Планируя использование артиллерии и минометов, мы исходили из следующих соображений. Наступление противника, если оно начнется на нашем участке, ближайшей целью будет иметь Замоль — важный во многих отношениях пункт, центр шоссейных дорог, одна из которых ведет к Будапешту. Надо полагать также, что прорваться к Замолю гитлеровцы попытаются по кратчайшему направлению — вдоль южных отрогов гор Вертеш. Следовательно, мы можем устроить наступающим огневой мешок, можем поражать танки и пехоту фланкирующим огнем, если расположим на этих горах артиллерию и минометы.

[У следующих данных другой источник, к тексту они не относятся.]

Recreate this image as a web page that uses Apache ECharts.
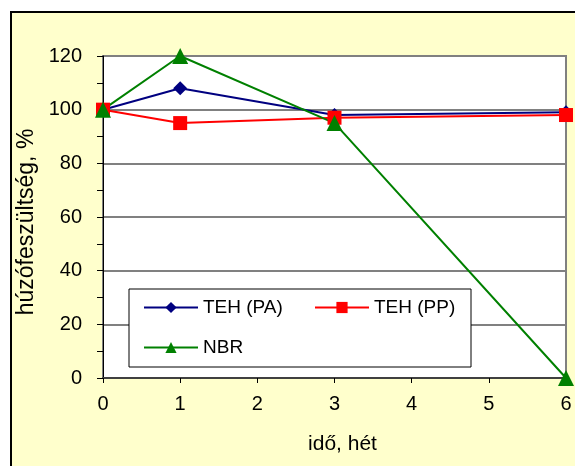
<!DOCTYPE html>
<html><head><meta charset="utf-8">
<script src="https://cdn.jsdelivr.net/npm/echarts@6/dist/echarts.min.js"></script>
<style>html,body{margin:0;padding:0;background:#fff}#main{width:575px;height:466px}</style>
</head><body><div id="main"></div>
<script>
const weeks = [0, 1, 3, 6];
const tehPA = [100, 108, 98, 99];
const tehPP = [100, 95, 97, 98];
const nbr = [100, 120, 95, 0];
const seriesNames = ['TEH (PA)', 'TEH (PP)', 'NBR'];
const xTitle = 'idő, hét';
const yTitle = 'húzófeszültség, %';

const font = 'Liberation Sans, Arial, sans-serif';
const pair = v => weeks.map((w, i) => [w, v[i]]);
const chart = echarts.init(document.getElementById('main'));
chart.setOption({
  animation: false,
  graphic: [{ type: 'rect', z: -10, shape: { x: 11, y: 12, width: 700, height: 600 },
    style: { fill: '#FFFFCC', stroke: '#000', lineWidth: 2 } }],
  grid: { left: 103, top: 56, right: 9, bottom: 88, show: true, backgroundColor: '#fff',
    borderColor: '#808080', borderWidth: 2 },
  xAxis: { type: 'value', min: 0, max: 6, interval: 1,
    name: xTitle, nameLocation: 'middle', nameGap: 56,
    nameTextStyle: { fontFamily: font, fontSize: 21, color: '#000', padding: [0, 0, 0, 16] },
    axisLine: { lineStyle: { color: '#404040', width: 2 } },
    axisTick: { show: true, length: 5, lineStyle: { color: '#000' } },
    splitLine: { show: false },
    axisLabel: { fontFamily: font, fontSize: 20, color: '#000', margin: 16 } },
  yAxis: { type: 'value', min: 0, max: 120, interval: 20,
    name: yTitle, nameLocation: 'middle', nameGap: 58, nameRotate: 90,
    nameTextStyle: { fontFamily: font, fontSize: 23, color: '#000', padding: [0, 10, 0, 0] },
    axisLine: { show: true, lineStyle: { color: '#000', width: 1 } },
    axisTick: { show: true, length: 6, lineStyle: { color: '#000' } },
    minorTick: { show: true, splitNumber: 2, length: 6, lineStyle: { color: '#000' } },
    splitLine: { show: true, lineStyle: { color: '#808080', width: 2 } },
    axisLabel: { fontFamily: font, fontSize: 20, color: '#000', margin: 21 } },
  legend: { left: 129, top: 289, width: 330, orient: 'horizontal',
    padding: [9, 7, 10, 14], itemGap: 21, itemWidth: 54, itemHeight: 14,
    borderColor: '#000', borderWidth: 1, backgroundColor: '#fff',
    textStyle: { fontFamily: font, fontSize: 19, color: '#000', width: 90, lineHeight: 17 },
    data: seriesNames },
  series: [
    { name: seriesNames[0], type: 'line', data: pair(tehPA), symbol: 'diamond', symbolSize: 14,
      color: '#000080', lineStyle: { width: 2 } },
    { name: seriesNames[1], type: 'line', data: pair(tehPP), symbol: 'rect', symbolSize: 14,
      color: '#FF0000', lineStyle: { width: 2 } },
    { name: seriesNames[2], type: 'line', data: pair(nbr), symbol: 'triangle', symbolSize: 16,
      color: '#008000', lineStyle: { width: 2 } }
  ]
});
</script></body></html>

Так мы и сделали. Там, в отрогах гор, на огневые позиции встали два минометных полка, полк «катюш» и два дивизиона тяжелых пушек-гаубиц.
В первых числах января я встретился с командиром 68-го стрелкового корпуса генералом Н. Н. Шкодуновичем. Мы подробно обговорили все вопросы по взаимодействию, особенно насчет обеспечения стыка корпусов огнем и контратаками.
Убыла от нас 40-я гвардейская дивизия и прибыла 84-я стрелковая. Ее 382-й стрелковый полк на левом фланге нашего боевого порядка готовил оборону на северной окраине Секешфехервара.
Командарм Захаров не забыл поздравить нас с успехом 41-й дивизии генерала Цветкова. Брошенная из резерва на север, на правый фланг армии, против наступающих эсэсовцев, она была отмечена в приказе за образцовые боевые действия.
Таковы были дела, которыми мы занимались в период относительного затишья, между 3 и 6 января.